On Wed, Jul 22, 2015 at 5:00 AM, Tom Ritter <t...@ritter.vg> wrote:

> Hi all,
>
> I have a path validation/hierarchy question - specifically wondering
> about the path validation problems incurred on various clients.  (I
> realize there's no definite answer besides "test it on all the clients
> you care about".)
>
> Imagine a four-cert hierarchy R -> A -> B -> L  (Root, Leaf, and two
> Intermediates A & B).  R's Issuer and Subject will match, A's Issuer
> will be R; B's Issuer will be A; and L's Issuer will be B.  R is a
> root because of the dual combination of i) being installed in the
> trust store and ii) matching the Subject/Issuer.  I send a chain of
> A->B->L and clients are happy.
>
> Now what happens when I decide that I want to trust A, but not
> everything else off of R?
>
> I tested it out, and installing A into the trust store on Firefox and
> on my MacBook doesn't cause any problems with
> Firefox/Chrome/Safari/curl. It seems the issuer/subject mismatch was
> not an issue.  IS this technique recommended/not
> recommended/documented or otherwise known to work or not work under
> any circumstances?
>
> ----
>
> The reverse question I have is in the event of Cross Certification.

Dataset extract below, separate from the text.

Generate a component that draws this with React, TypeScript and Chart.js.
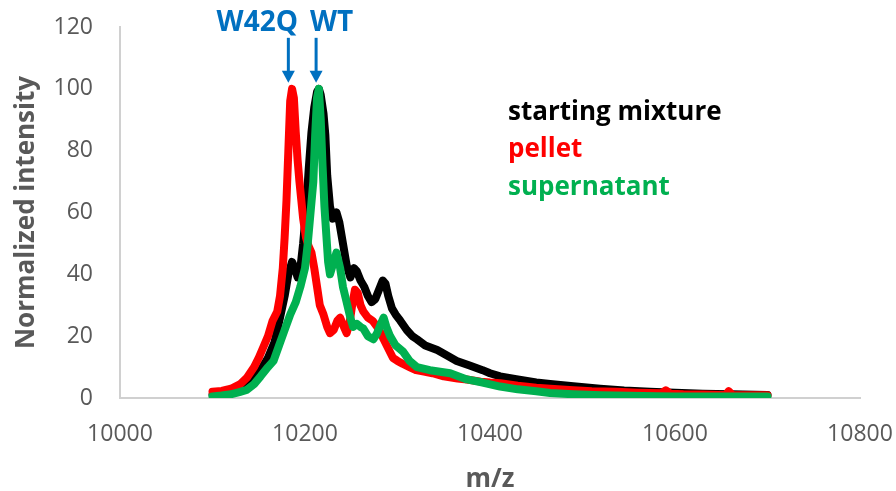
import React, { useEffect, useRef } from "react";
import { Chart, registerables } from "chart.js";

Chart.register(...registerables);

// ---- Data ----
const mixtureMz = [
  10100, 10110, 10120, 10130, 10140, 10150, 10160, 10167, 10173, 10178, 10182, 10186, 10189, 10192, 10195,
  10198, 10201, 10204, 10207, 10210, 10213, 10215, 10217, 10220, 10222, 10224, 10227, 10230, 10234, 10237,
  10241, 10245, 10249, 10253, 10256, 10260, 10264, 10268, 10272, 10276, 10280, 10284, 10287, 10290, 10294,
  10298, 10303, 10310, 10316, 10321, 10330, 10343, 10355, 10364, 10378, 10392, 10400, 10411, 10430, 10450,
  10465, 10490, 10519, 10545, 10573, 10600, 10630, 10660, 10700,
];
const mixtureIntensity = [
  1, 1.3, 2, 3, 5, 8, 13, 18, 26, 33, 40, 44, 42, 39, 42,
  50, 60, 74, 86, 94, 99, 100, 98, 92, 85, 72, 62, 58, 60, 57,
  50, 43, 39, 42, 41, 38, 36, 33, 31, 32, 35, 38, 37, 33, 29,
  27, 25, 22, 20, 19, 17, 15.5, 13.5, 12, 10.5, 9, 8, 7, 6, 5,
  4.5, 3.8, 3, 2.4, 2, 1.7, 1.4, 1.2, 1,
];

const pelletMz = [
  10100, 10110, 10120, 10130, 10137, 10145, 10150, 10155, 10160, 10165, 10170, 10173, 10176, 10178, 10180,
  10182, 10184, 10186, 10188, 10190, 10192, 10194, 10196, 10198, 10201, 10204, 10207, 10210, 10213, 10216,
  10220, 10224, 10227, 10231, 10235, 10238, 10242, 10245, 10248, 10251, 10254, 10257, 10260, 10263, 10268,
  10273, 10278, 10282, 10285, 10290, 10295, 10300, 10306, 10313, 10320, 10330, 10338, 10350, 10365, 10375,
  10390, 10400, 10411, 10430, 10450, 10465, 10490, 10510, 10537, 10560, 10585, 10590, 10595, 10609, 10630,
  10655, 10658, 10662, 10680, 10700,
];
const pelletIntensity = [
  2, 2.3, 3, 4.5, 6.5, 10, 13, 16.5, 20, 25, 28, 33, 42, 52, 64,
  80, 96, 100, 97, 86, 77, 70, 64, 58, 52, 49, 47, 42, 36, 30,
  27, 23, 21, 22, 25, 26, 23, 21, 24, 30, 35, 34, 30, 28, 26,
  25, 23, 21, 19, 16, 13, 12, 11, 10, 9, 8.5, 8, 7, 6.3, 6,
  5.3, 5, 4.8, 4, 3.3, 3, 2.5, 2.2, 2, 1.7, 1.5, 2.5, 1.4, 1.2, 1.1,
  1, 2.2, 1, 0.9, 0.9,
];

const supernatantMz = [
  10100, 10110, 10120, 10130, 10137, 10145, 10152, 10160, 10166, 10172, 10178, 10184, 10190, 10195, 10200,
  10203, 10206, 10209, 10211, 10213, 10215, 10217, 10219, 10221, 10223, 10225, 10227, 10231, 10234, 10238,
  10241, 10245, 10249, 10252, 10256, 10260, 10263, 10268, 10274, 10278, 10282, 10285, 10288, 10292, 10298,
  10306, 10313, 10321, 10335, 10357, 10375, 10392, 10411, 10430, 10450, 10465, 10490, 10520, 10550, 10580,
  10600, 10650, 10700,
];
const supernatantIntensity = [
  0.5, 0.8, 1.2, 2, 2.6, 4.5, 7, 10, 12, 17, 22, 27, 31, 36, 42,
  50, 60, 70, 85, 97, 100, 90, 75, 62, 53, 44, 40, 44, 47, 42,
  36, 31, 26, 23, 24, 23, 22.5, 20, 19, 21, 24, 26, 23, 20, 17,
  15, 12, 10, 9, 8, 6, 5, 3.7, 2.8, 2.2, 1.6, 1.2, 0.9, 0.7, 0.6,
  0.5, 0.5, 0.5,
];

const xTicks = [10000, 10200, 10400, 10600, 10800];
const yTicks = [0, 20, 40, 60, 80, 100, 120];

const seriesNames = ["starting mixture", "pellet", "supernatant"];
const seriesColors = ["#000000", "#FF0000", "#00B050"];

// Peak labels (position in data units)
const peakLabels = ["W42Q", "WT"];
const peakMz = [10182, 10212];

const toPoints = (xs: number[], ys: number[]) => xs.map((x, i) => ({ x, y: ys[i] }));

const FONT = "'Open Sans', 'Liberation Sans', sans-serif";
const GREY = "#595959";
const BLUE = "#0070C0";

const zeroPadding = (axis: any) => {
  axis.paddingLeft = 0;
  axis.paddingRight = 0;
  axis.paddingTop = 0;
  axis.paddingBottom = 0;
};

const annotationPlugin = {
  id: "annotations",
  afterDatasetsDraw(chart: any) {
    const { ctx, scales } = chart;
    const xs = scales.x;
    const ys = scales.y;
    ctx.save();
    // Peak arrows and labels
    const arrowTop = ys.getPixelForValue(116.5);
    const arrowTip = ys.getPixelForValue(102);
    ctx.strokeStyle = BLUE;
    ctx.fillStyle = BLUE;
    ctx.lineWidth = 3;
    peakMz.forEach((mz) => {
      const px = xs.getPixelForValue(mz);
      ctx.beginPath();
      ctx.moveTo(px, arrowTop);
      ctx.lineTo(px, arrowTip - 10);
      ctx.stroke();
      ctx.beginPath();
      ctx.moveTo(px - 6.5, arrowTip - 12);
      ctx.lineTo(px + 6.5, arrowTip - 12);
      ctx.lineTo(px, arrowTip);
      ctx.closePath();
      ctx.fill();
    });
    ctx.font = `bold 28px ${FONT}`;
    ctx.textBaseline = "middle";
    const labelY = ys.getPixelForValue(121.3);
    ctx.textAlign = "right";
    ctx.fillText(peakLabels[0], xs.getPixelForValue(10192.4), labelY);
    ctx.textAlign = "left";
    ctx.fillText(peakLabels[1], xs.getPixelForValue(10205.4), labelY);

    // Series legend text
    const legendX = xs.getPixelForValue(10419.5);
    const legendY = [92.2, 80.2, 67.9];
    ctx.font = `bold 26px ${FONT}`;
    ctx.textAlign = "left";
    seriesNames.forEach((name, i) => {
      ctx.fillStyle = seriesColors[i];
      ctx.fillText(name, legendX, ys.getPixelForValue(legendY[i]));
    });
    ctx.restore();
  },
};

export default function App() {
  const canvasRef = useRef<HTMLCanvasElement | null>(null);

  useEffect(() => {
    document.body.style.margin = "0";
    const canvas = canvasRef.current;
    if (!canvas) return;
    const datasets = [
      { label: seriesNames[0], data: toPoints(mixtureMz, mixtureIntensity), order: 3 },
      { label: seriesNames[1], data: toPoints(pelletMz, pelletIntensity), order: 2 },
      { label: seriesNames[2], data: toPoints(supernatantMz, supernatantIntensity), order: 1 },
    ].map((d, i) => ({
      ...d,
      borderColor: seriesColors[i],
      backgroundColor: seriesColors[i],
      borderWidth: 8,
      pointRadius: 0,
      showLine: true,
      tension: 0,
      borderJoinStyle: "round" as const,
      borderCapStyle: "round" as const,
    }));

    const chart = new Chart(canvas, {
      type: "scatter",
      data: { datasets },
      options: {
        animation: false,
        responsive: false,
        maintainAspectRatio: false,
        layout: { padding: { top: 27, right: 36, left: 0, bottom: 0 } },
        plugins: {
          legend: { display: false },
          tooltip: { enabled: false },
        },
        scales: {
          x: {
            type: "linear",
            min: xTicks[0],
            max: xTicks[xTicks.length - 1],
            afterBuildTicks: (axis: any) => {
              axis.ticks = xTicks.map((v) => ({ value: v }));
            },
            afterFit: (axis: any) => {
              axis.height = 93;
              zeroPadding(axis);
            },
            grid: { display: false, drawTicks: false },
            border: { display: true, color: "#D0D0D0", width: 2 },
            ticks: {
              color: GREY,
              padding: 23,
              maxRotation: 0,
              font: { family: FONT, size: 23 },
              callback: (v: any) => String(v),
            },
            title: {
              display: true,
              text: "m/z",
              color: GREY,
              font: { family: FONT, size: 26, weight: "bold" },
              padding: { top: 0, bottom: -4 },
            },
          },
          y: {
            type: "linear",
            min: yTicks[0],
            max: yTicks[yTicks.length - 1],
            afterBuildTicks: (axis: any) => {
              axis.ticks = yTicks.map((v) => ({ value: v }));
            },
            afterFit: (axis: any) => {
              axis.width = 120;
              zeroPadding(axis);
            },
            grid: { display: false, drawTicks: false },
            border: { display: true, color: "#D0D0D0", width: 2 },
            ticks: {
              color: GREY,
              padding: 27,
              font: { family: FONT, size: 23 },
            },
            title: {
              display: true,
              text: "Normalized intensity",
              color: GREY,
              font: { family: FONT, size: 26, weight: "bold" },
              padding: { top: 11, bottom: 0 },
            },
          },
        },
      },
      plugins: [annotationPlugin],
    });
    return () => chart.destroy();
  }, []);

  return (
    <div style={{ position: "fixed", left: 0, top: 0, width: 896, height: 491, background: "#fff" }}>
      <canvas ref={canvasRef} width={896} height={491} style={{ width: 896, height: 491 }} />
    </div>
  );
}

> Imagine a simpler hierarchy R -> A -> L.  However in this model, R is
> cross-signed by other CA, C - and some clients only have C in their
> trust store (while others have C and R).
>
> In order for this to actually work, there would need to be two R's: R
> (self-signed, where Issuer=Subject for a proper root) and R' (signed
> by C, with Issuer=C).  Which works fine if you know under what
> circumstances to send R and R', but poor L doesn't know when to send
> which - right?
>
> I'm also confused by all the extensions:
> - AKI and SKI: Both R and R' would have the same SKI.  R's AKI points
> to it's own SKI; R''s AKI would point to C's SKI.
> - What will A's AIA point to?  Presumably R and not R'; correct?
> Won't this cause problems?
>
> Is there an elegant solution to this Cross Certification problem?  It
> seems like Let's Encrypt is going to deal with this (albeit one level
> removed), so what's the plan there?